Known for his passionate mixture of the avant-garde with his pop sensibilities, within two years of his first gallery show “32 Campbell’s Soup Cans”, he was being written about in Time magazine. His entire life was, in some ways, an art piece in and of itself. He loved to change the rules: of art, of celebrity, of intent. The air the he cultivated in his loft “The Factory”, as well as in his art, was an air of high artifice. This led to a mixture of unreliable narrators about Warhol’s life, as well as an inexorable draw to his art. The pop culture iconography of his work, the soup cans, the cola bottles, the movie stars… did he paint these because he loved them, or did he paint them because he thought it all was rubbish? Is his work about the soullessness of consumptive modern commercialism, or is it a love affair with the garish and vulgar, a celebration of all things that ivory-towered fine art would reject?

 

And, in turn, Warhol created a much larger conversation about what art actually is. Why is a wooden crate painted to look like a Brillo box art, and an actual Brillo box itself is not? Or are they both art? Can art be anything it wants? Is there such a thing as art? Does one need technical training in the history and rules of artistic expression in order to know what art is?
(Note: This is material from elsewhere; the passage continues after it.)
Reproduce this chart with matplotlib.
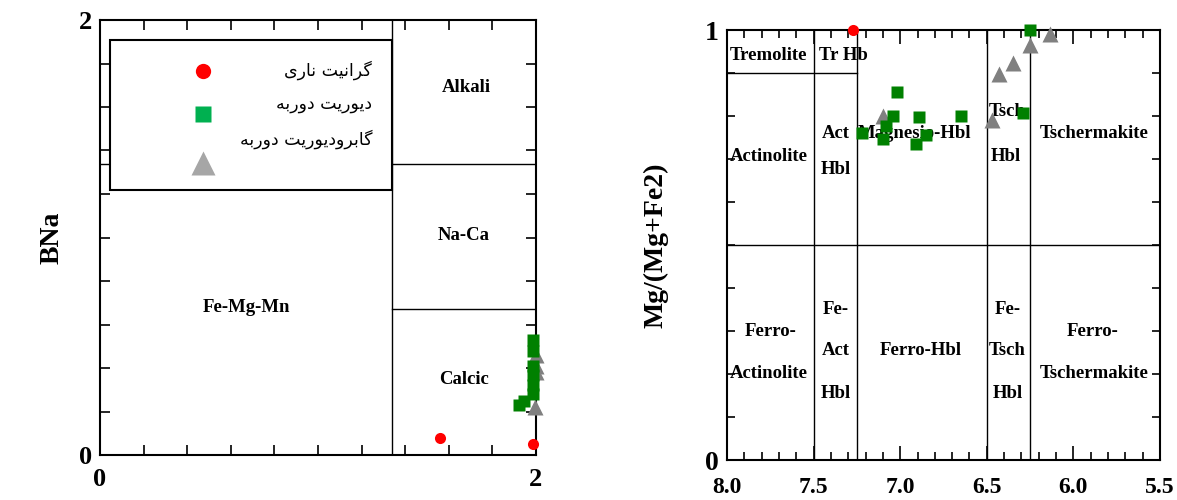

This is not to say that Warhol created the “art philosophy”, but he certain plopped himself right down in the middle of it.
From the Warhol Foundation’s website: “A strong commitment to freedom of artistic expression led the Foundation to play an active advocacy role for artists during the culture wars of the 1990s and continues to inform its support of organizations that fight censorship, protect artists’ rights and defend their access to evolving technologies in the digital age.”